Of course, such huge blunders are rare and usually start at the top. However, even smaller mistakes by junior staff can have a big impact on the organisation in terms of:
- Bottlenecks that lower process speeds, productivity, and efficiency
- Lower customer satisfaction
- Slower innovation
- Higher employee turnover
- A damaged reputation
- Compliance-related issues
- Higher costs and financial losses
Some of these mistakes are knowledge-based, resulting from a lack of accepted standards, procedures, and processes. Rules-based mistakes occur following a major change in the organisation, where employees continue to follow older procedures or policies or struggle to understand new rules. Slip errors and memory lapses are also common, especially in high-stress environments. They may occur when workers forget a step, mix up data, misplace documents, take illegal or unauthorised shortcuts, etc.
However, most mistakes happen in environments with a high degree of manual or repetitive labour. Reason: mundane, boring tasks kill employee morale, so they don’t pay attention to their work, or care much about producing error-free output. Such activities are also a poor use of human intellectual potential. This further entrenches apathy and mistakes, which can be significant and costly, but also to be expected by virtue of what organisations are asking their staff to do every day.
Intelligent Process Automation to Reduce Human Error
Automation can provide the solution to human carelessness, impaired judgment, and poor decisions. With Digital Robots and other kinds of Business Process Automation, you can eliminate errors in many functional areas like:
Business Process Automation (BPA) gives today’s organisations many options to reduce manual work in their processes and workflows. Automation can minimise the need for human judgment or decision-making, which reduces the risk of errors and sub-optimal output.
Going Beyond Error Reduction: Other Advantages of Automation
Automation can also have a direct and substantial effect on productivity. Robotic Process Automation (RPA) bots don’t become tired or fall sick, they don’t “feel low”, and they never need to take time off. They can work 24x7x365 because they don’t have “office hours”. So many of the repetitive, mundane processes we carry out day to day can be automated. Once the automation is running, all you have to do is handle exceptions. In addition to zero errors (unless there are programming or implementation errors), BPA also delivers great results in terms of efficiency, resource savings, and cost savings.
Other kinds of automation tools, when integrated with the org’s existing software or platforms like the ERP or CRM platforms, can also bring many benefits.

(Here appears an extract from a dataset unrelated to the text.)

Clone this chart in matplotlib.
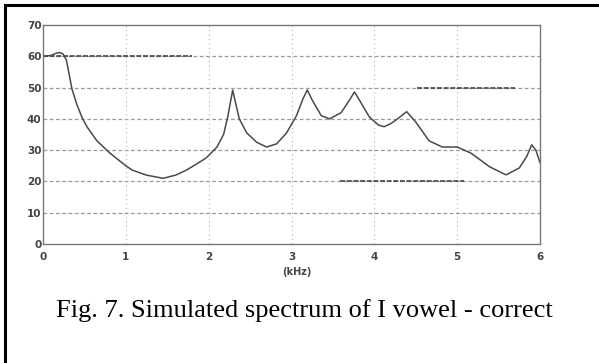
"""Simulated spectrum of I vowel, redrawn with matplotlib."""
import matplotlib
matplotlib.use('Agg')
import matplotlib.pyplot as plt
from matplotlib.patches import Rectangle

# spectrum (kHz, dB)
freq_khz = [0.02, 0.1, 0.16, 0.2, 0.24, 0.28, 0.31, 0.35, 0.41, 0.47, 0.53, 0.65,
            0.81, 1.0, 1.08, 1.25, 1.45, 1.6, 1.73, 1.85, 1.97, 2.1, 2.18, 2.23,
            2.29, 2.33, 2.37, 2.46, 2.58, 2.7, 2.82, 2.94, 3.06, 3.14, 3.19, 3.25,
            3.36, 3.46, 3.6, 3.7, 3.76, 3.82, 3.94, 4.05, 4.12, 4.2, 4.28, 4.39,
            4.5, 4.66, 4.82, 5.0, 5.17, 5.39, 5.59, 5.75, 5.84, 5.9, 5.95, 6.0]
level_db = [60.0, 60.3, 61.0, 61.2, 60.8, 59.0, 55.0, 49.5, 44.5, 40.5, 37.5, 33.0,
            29.0, 25.0, 23.6, 22.0, 21.0, 22.0, 23.6, 25.5, 27.5, 31.0, 35.0, 40.6,
            49.2, 44.5, 40.0, 35.5, 32.5, 31.0, 32.0, 35.5, 41.0, 46.5, 49.2, 46.0,
            41.0, 40.0, 42.0, 46.0, 48.6, 46.0, 40.6, 38.0, 37.5, 38.5, 40.0, 42.3,
            39.0, 33.0, 31.0, 31.0, 29.0, 24.7, 22.1, 24.3, 28.0, 31.7, 30.0, 26.0]

# darker reference segments (start kHz, end kHz, level dB)
ref_start = [0.0, 4.52, 3.58]
ref_end = [1.8, 5.7, 5.08]
ref_level = [60, 50, 20]

x_ticks = [0, 1, 2, 3, 4, 5, 6]
y_ticks = [0, 10, 20, 30, 40, 50, 60, 70]
caption = 'Fig. 7. Simulated spectrum of I vowel - correct'
tick_font = ['Liberation Sans Narrow', 'DejaVu Sans']

fig = plt.figure(figsize=(5.99, 3.63), dpi=100)
W, H = 599, 363

# page frame (runs off the right and bottom edges)
fig.patches.append(Rectangle((5 / W, -0.1), 1.2, 1 - 5 / H + 0.1,
                             transform=fig.transFigure, fill=False,
                             edgecolor='black', linewidth=2.2))

ax = fig.add_axes([43 / W, (H - 244) / H, (540 - 43) / W, (244 - 25) / H])
ax.set_xlim(0, 6)
ax.set_ylim(0, 70)

for y in y_ticks[1:-1]:
    ax.axhline(y, color='#9a9a9a', linewidth=0.9, linestyle=(0, (3, 2)))
for x in x_ticks[1:-1]:
    ax.axvline(x, color='#b0b0b0', linewidth=0.8, linestyle=(0, (1, 3)))

for s, e, lv in zip(ref_start, ref_end, ref_level):
    ax.plot([s, e], [lv, lv], color='#444444', linewidth=1.2, linestyle=(0, (3, 1)))

ax.plot(freq_khz, level_db, color='#4a4a4a', linewidth=1.1)

for side in ax.spines.values():
    side.set_color('#777777')
    side.set_linewidth(1.0)

ax.set_xticks(x_ticks)
ax.set_yticks(y_ticks)
ax.tick_params(length=0, labelsize=7.5, colors='#444444')
ax.tick_params(axis='x', pad=6)
ax.tick_params(axis='y', pad=1)
for lbl in ax.get_xticklabels() + ax.get_yticklabels():
    lbl.set_fontweight('bold')
    lbl.set_family(tick_font)

fig.text(297 / W, 1 - 272 / H, '(kHz)', ha='center', va='center',
         fontsize=7, color='#444444', fontweight='bold', family=tick_font)

fig.text(304 / W, 1 - 317 / H, caption, ha='center', va='baseline',
         fontsize=19, family='Liberation Serif', color='black')

fig.savefig('out.png', dpi=100)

They help break down functional silos, eliminate data irregularities, minimise rework, and improve communications. They also improve customer-facing processes, which ultimately improves customer relationships, revenues, and profits.
Automation works best when employees have to regularly manage a high volume of repetitive tasks. Other key “red flags” that could indicate automation opportunities:
- When staff are consistently missing deadlines on manual processes
- When more people are required for a task than expected or planned
- When downstream processes are affected due to errors or lags in upstream processes
- When the org requires an audit (or paper) trail, e.g. to meet compliance requirements
Automation is transforming business processes everywhere. However, it does not replace people. People add value to every company since they have capabilities no machine can emulate: critical thinking, empathy, planning, creativity, and coaching, among many others. For knowledge work, people will always be essential, although machines can play a supportive role in helping them meet their goals.
In addition to the advantages we highlighted earlier, automation helps move people away from monotonous, mind-numbing tasks so they can focus on core competencies and more high-value roles that cannot be replaced by any robot. That’s why it’s important for all organisations to be open to automation. At this point, they have nothing to lose, and plenty to gain.